Wednesday, January 31, 2018

Early Morning Musings

It's not yet 7am. Jeff and I woke up with his alarm clock (although we ignored it through a few snoozes). The baby seemed to wake up from it too and was dancing away in my belly so much so that I couldn't really fall back asleep between the alarms. I told Jeff I thought the baby could hear the alarm but he didn't think it would be able to hear that well. I'm not sure what can be heard from the womb with little baby ears... but I suspect our little munchkin's hearing is quite excellent, and that it was indeed reacting to the song coming from Jeff's phone.

Once up, I made us oatmeal and packed Jeff his lunch and snacks for the day. After reading the daily Bible devotional he was off to work. Now here I sit pondering the course I should pursue for the day. I have lots of things on my mind. My friend is coming with her one year old for a photoshoot. It's actually going to be a smash cake session so that should be all the more exciting and challenging. It's the last day of January and I'm already trying to figure out what I should write about for the newspaper this coming month. The end of January also means I'm that much closer to the end of pregnancy and the beginning of mothering a child. I've spent a lot of time around babies yet I still suspect I'm in for a lot of surprises. Not only the mothering aspect but I will also be experiencing labor and birth for the first time. A part of this is exciting while on the other hand I worry that I won't be strong enough, fit enough, or calm enough. Yet worrying won't help me be prepared so I try to avoid focusing on the difficulties I may face and instead try to think of ways I can get through and overcome the challenges.

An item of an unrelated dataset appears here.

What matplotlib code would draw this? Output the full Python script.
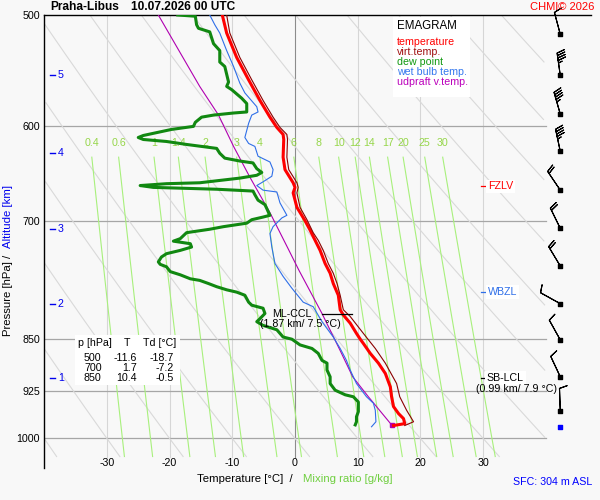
import numpy as np
import matplotlib
matplotlib.use('Agg')
import matplotlib.pyplot as plt
from matplotlib.patches import Rectangle
from matplotlib.transforms import blended_transform_factory

plt.rcParams['font.family'] = ['Liberation Sans', 'DejaVu Sans']

station = 'Praha-Libus'
valid_time = '10.07.2026 00 UTC'

# profiles (hPa / degC), top to bottom
temp_p = [500, 515, 536, 556, 575, 591, 601, 608, 613, 631, 644, 658, 663, 669, 685,
          699, 711, 723, 735, 751, 763, 776, 791, 810, 817, 828, 842, 850, 856, 870,
          884, 899, 919, 934, 949, 960, 968, 976, 979]
temp_c = [-11.6, -10.9, -9.3, -7.4, -5.6, -4.0, -2.9, -1.9, -1.8, -1.9, -1.6, -0.3, 0.0, -0.3, 0.3,
          1.5, 2.4, 3.2, 4.0, 4.8, 5.6, 6.1, 6.9, 7.2, 7.7, 8.8, 9.8, 10.4, 10.9, 12.0,
          13.3, 14.4, 15.2, 15.4, 15.7, 16.5, 17.3, 17.5, 15.7]

virt_p = [500, 515, 536, 556, 575, 591, 601, 608, 613, 631, 644, 658, 663, 669, 685,
          699, 714, 723, 735, 751, 763, 776, 791, 810, 819, 842, 863, 884, 914, 934,
          955, 973, 979]
virt_c = [-10.9, -10.4, -8.8, -6.9, -5.1, -3.5, -2.4, -1.3, -1.2, -1.3, -1.0, 0.3, 0.5, 0.3, 0.8,
          1.9, 2.9, 3.7, 4.5, 5.3, 6.1, 6.7, 7.2, 7.7, 8.8, 10.9, 12.8, 14.4, 16.2, 16.7,
          17.8, 18.9, 17.5]

dew_p = [500, 501, 508, 511, 514, 524, 530, 540, 544, 558, 562, 565, 573, 578, 586,
         587, 589, 591, 596, 600, 603, 609, 611, 613, 615, 618, 622, 627, 632, 635,
         637, 643, 647, 650, 653, 658, 659, 661, 663, 665, 667, 671, 677, 682, 694,
         696, 699, 703, 707, 710, 714, 721, 724, 727, 731, 735, 739, 743, 749, 752,
         755, 761, 765, 770, 772, 776, 780, 784, 787, 791, 800, 804, 808, 815, 822,
         826, 831, 837, 847, 850, 858, 863, 870, 880, 884, 894, 904, 914, 924, 931,
         934, 942, 957, 965, 973, 978]
dew_c = [-18.7, -15.9, -15.7, -15.4, -13.6, -13.0, -12.0, -12.0, -11.2, -10.6, -10.9, -10.1, -8.5, -7.7, -7.7,
         -9.8, -13.0, -14.9, -15.9, -16.2, -19.7, -24.2, -25.0, -24.2, -20.5, -17.3, -12.5, -12.0, -11.2, -8.8,
         -6.7, -6.1, -5.3, -6.1, -8.8, -15.2, -20.5, -24.7, -22.6, -12.5, -6.7, -6.4, -5.9, -4.8, -4.0,
         -5.1, -6.9, -7.7, -11.4, -13.6, -17.3, -18.3, -19.4, -16.7, -16.5, -18.3, -20.5, -21.3, -21.8, -21.5,
         -20.5, -19.9, -18.3, -16.7, -15.2, -13.8, -12.5, -10.9, -9.3, -8.0, -7.4, -6.9, -5.1, -4.8, -5.6,
         -6.1, -5.1, -2.9, -1.9, -0.5, 0.8, 2.7, 3.7, 4.3, 5.1, 5.1, 5.6, 5.6, 6.4, 8.0,
         9.3, 10.1, 10.1, 9.8, 9.8, 9.6]

wet_p = [500, 508, 515, 530, 544, 559, 568, 581, 586, 589, 597, 604, 611, 617, 620,
         630, 636, 644, 651, 657, 661, 666, 668, 680, 694, 697, 707, 715, 731, 751,
         767, 782, 800, 806, 826, 847, 863, 880, 894, 914, 934, 944, 955, 973, 981]
wet_c = [-13.6, -12.8, -12.0, -10.9, -9.8, -8.8, -8.0, -6.1, -5.9, -6.9, -7.4, -7.7, -8.0, -7.4, -6.4,
         -5.9, -4.0, -3.5, -3.7, -5.1, -6.1, -5.1, -2.9, -2.4, -1.3, -2.1, -3.5, -4.0, -3.7, -3.2,
         -1.9, -0.5, 1.3, 2.9, 4.3, 6.1, 7.2, 8.2, 8.8, 9.8, 11.4, 12.5, 12.8, 12.9, 12.2]

upd_p = [500, 532, 562, 589, 620, 652, 691, 733, 759, 815, 866, 904, 934, 978]
upd_c = [-21.8, -18.3, -15.2, -12.2, -9.8, -7.2, -4.0, -1.1, 0.6, 4.3, 7.2, 9.2, 11.7, 15.4]

# winds, every 0.5 km
barb_p = [516, 552, 588, 625, 666, 709, 754, 802, 851, 904, 956]
barb_dir = [345, 352, 344, 348, 326, 334, 329, 299, 331, 335, 358]
barb_kt = [10, 45, 45, 45, 20, 20, 20, 10, 10, 10, 10]
sfc_p = 981

alt_km = [1, 2, 3, 4, 5]
alt_p = [906, 802, 710, 627, 552]

table_p = [500, 700, 850]
table_t = [-11.6, 1.7, 10.4]
table_td = [-18.7, -7.2, -0.5]

isobars = [600, 700, 850, 925, 1000]
isotherms = [-30, -20, -10, 0, 10, 20, 30]
theta_c = list(range(-40, 101, 10))
mix_w = [0.4, 0.6, 1, 1.4, 2, 3, 4, 6, 8, 10, 12, 14, 17, 20, 25, 30]

fzlv_p = 662
wbzl_p = 787
sblcl_p = 906
mlccl_p = 815
mlccl_t = [4.3, 9.1]

BG = '#f8f8f8'
W, H = 600, 500
FS = 7.7   # small text


def fxy(x, y):
    return x / W, 1 - y / H


def td_from_w(w, p):
    e = w * p / (622.0 + w)
    a = np.log(e / 6.112)
    return 243.5 * a / (17.67 - a)


fig = plt.figure(figsize=(6, 5), dpi=100, facecolor=BG)
ax = fig.add_axes([44.2 / W, 32 / H, (591 - 44.2) / W, 453 / H])
ax.set_facecolor(BG)
ax.set_yscale('log')
ax.set_ylim(1049.5, 500)
ax.set_xlim(-40, 47.2)
for s in ['right', 'bottom']:
    ax.spines[s].set_visible(False)
for s in ['top', 'left']:
    ax.spines[s].set_linewidth(1.0)
ax.set_xticks([])
ax.set_yticks(isobars + [500])
ax.set_yticklabels([str(p) for p in isobars + [500]])
ax.minorticks_off()
ax.tick_params(axis='y', length=0, pad=3, labelsize=FS)

# background grid
pp = np.linspace(500, 1030, 200)
for t in isotherms:
    ax.plot([t, t], [500, 1030], color='#8c8c8c' if t == 0 else '#d6d6d6', lw=0.8, zorder=1)
for p in isobars:
    ax.plot([-40, 40], [p, p], color='#a6a6a6', lw=0.9, zorder=1)
for th in theta_c:
    tt = (th + 273.15) * (pp / 1000.0) ** 0.286 - 273.15
    tt = np.where((tt >= -40) & (tt <= 40), tt, np.nan)
    ax.plot(tt, pp, color='#d9d9d9', lw=0.8, zorder=1)
pw = np.linspace(631, 1030, 50)
for w in mix_w:
    ax.plot(td_from_w(w, pw), pw, color='#a8f07c', lw=0.8, zorder=1)
    ax.text(td_from_w(w, 631), 617, f'{w:g}', color='#96d64a', fontsize=FS,
            ha='center', va='center', zorder=2)

# profiles
ax.plot(upd_c, upd_p, color='#b000b0', lw=0.8, zorder=3)
ax.plot(upd_c[-1], upd_p[-1], 's', color='#b000b0', ms=2.5, zorder=3)
ax.plot(wet_c, wet_p, color='#2f6fe8', lw=0.8, zorder=3)
ax.plot(dew_c, dew_p, color='#118811', lw=2.2, zorder=4)
ax.plot(temp_c, temp_p, color='#ff0000', lw=2.2, zorder=4)
ax.plot(virt_c, virt_p, color='#8b0000', lw=0.8, zorder=5)

# altitude marks
for km, p in zip(alt_km, alt_p):
    ax.plot([-39.1, -38.2], [p, p], color='#0000ee', lw=1, zorder=3)
    ax.text(-37.8, p, str(km), color='#0000ee', fontsize=FS, ha='left', va='center')

# levels
box = dict(facecolor='white', edgecolor='none', pad=1.2)
ax.plot([29.6, 30.3], [fzlv_p] * 2, color='red', lw=0.9)
ax.text(30.8, fzlv_p, 'FZLV', color='red', fontsize=FS, va='center', ha='left', bbox=box)
ax.plot([29.6, 30.3], [wbzl_p] * 2, color='#2f6fe8', lw=0.9)
ax.text(30.8, wbzl_p, 'WBZL', color='#2f6fe8', fontsize=FS, va='center', ha='left', bbox=box)
ax.plot([29.6, 30.3], [sblcl_p] * 2, color='black', lw=0.9)
ax.text(30.6, sblcl_p, 'SB-LCL', color='black', fontsize=FS, va='center', ha='left', bbox=box)
ax.text(28.9, 921.7, '(0.99 km/ 7.9 °C)', color='black', fontsize=FS, va='center', ha='left')
ax.plot(mlccl_t, [mlccl_p] * 2, color='black', lw=0.9, zorder=5)
ax.text(2.7, mlccl_p, 'ML-CCL', color='black', fontsize=FS, va='center', ha='right', zorder=6)
ax.text(0.9, 829.5, '(1.87 km/ 7.5 °C)', color='black', fontsize=FS, va='center', ha='center',
        zorder=6)

# wind barbs
bx = [42.3] * len(barb_p)
rad = np.deg2rad(barb_dir)
u = -np.array(barb_kt) * np.sin(rad)
v = -np.array(barb_kt) * np.cos(rad)
ax.barbs(bx, barb_p, u, v, length=5.7, color='black', linewidth=0.8, clip_on=False,
         sizes=dict(height=0.34, spacing=0.11, width=0.22), zorder=6)
ax.scatter(bx, barb_p, marker='s', s=5, color='black', zorder=7, clip_on=False)
ax.scatter([42.3], [sfc_p], marker='s', s=5, color='#0000ff', zorder=7, clip_on=False)

# x tick labels inside the frame
bt = blended_transform_factory(ax.transData, fig.transFigure)
for t in isotherms:
    ax.text(t, 1 - 463 / H, str(t), transform=bt, fontsize=FS, ha='center', va='center')

# legend box
fig.add_artist(Rectangle(fxy(393, 97), 77 / W, 80 / H, transform=fig.transFigure,
                         facecolor='white', edgecolor='none', zorder=2))
fig.text(*fxy(397, 26), 'EMAGRAM', fontsize=8.3, va='center', zorder=3)
leg = [('temperature', '#ff0000'), ('virt.temp.', '#a01010'), ('dew point', '#119911'),
       ('wet bulb temp.', '#3377ee'), ('udpraft v.temp.', '#bb00bb')]
for i, (lab, col) in enumerate(leg):
    fig.text(*fxy(397, 42 + 10 * i), lab, color=col, fontsize=FS, va='center', zorder=3)

# table box
fig.add_artist(Rectangle(fxy(75, 385), 105 / W, 50 / H, transform=fig.transFigure,
                         facecolor='white', edgecolor='none', zorder=2))
fig.text(*fxy(78.3, 343.3), 'p [hPa]', fontsize=FS, va='center', zorder=3)
fig.text(*fxy(127.5, 343.3), 'T', fontsize=FS, va='center', ha='center', zorder=3)
fig.text(*fxy(143.3, 343.3), 'Td [°C]', fontsize=FS, va='center', zorder=3)
for i, (p, t, td) in enumerate(zip(table_p, table_t, table_td)):
    y = 358.3 + 10 * i
    fig.text(*fxy(101.7, y), str(p), fontsize=FS, va='center', ha='right', zorder=3)
    fig.text(*fxy(136.7, y), f'{t:.1f}', fontsize=FS, va='center', ha='right', zorder=3)
    fig.text(*fxy(173.3, y), f'{td:.1f}', fontsize=FS, va='center', ha='right', zorder=3)

# titles and axis labels
fig.text(*fxy(50, 7.5), station, fontsize=8.6, weight='bold', va='center')
fig.text(*fxy(131, 7.5), valid_time, fontsize=8.6, weight='bold', va='center')
fig.text(*fxy(530, 7), 'CHMI© 2026', fontsize=8, color='red', va='center')
fig.text(*fxy(197, 479), 'Temperature [°C]  /', fontsize=8.2, va='center')
fig.text(*fxy(302.7, 479), 'Mixing ratio [g/kg]', fontsize=8.2, color='#6fcf3f', va='center')
fig.text(*fxy(8, 298.5), 'Pressure [hPa]', fontsize=8.2, rotation=90, ha='center', va='center')
fig.text(*fxy(8, 256), '/', fontsize=8.2, rotation=90, ha='center', va='center')
fig.text(*fxy(8, 217), 'Altitude [km]', fontsize=8.2, rotation=90, ha='center', va='center',
         color='#0000ee')
fig.text(*fxy(512.7, 481.7), 'SFC: 304 m ASL', fontsize=FS, color='#0000ff', va='center')

fig.savefig('out.png', dpi=100, facecolor=BG)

In the back of our daily devotional there's a poem that I quite like.

Why Worry?
Worry never climbed a hill.
Worry never paid a bill.

Worry never dried a tear.
Worry never calmed a fear.

Worry never darned a heel.
Worry never cooked a meal.

Worry never led a horse to water.
Worry never did a  thing you thought it oughta.
-Author Unknown

It's so true. Most of our worries never become a reality and just knowing that fact, worries are so much easier to dismiss. Not to mention we have our Father in heaven who we can call upon at any time and cast all our cares upon Him. We are to be anxious for nothing but give thanks in everything, thereby allowing the peace of God to rule in our hearts and minds. This sounds like a much better alternative to the stress and fear that worrying brings.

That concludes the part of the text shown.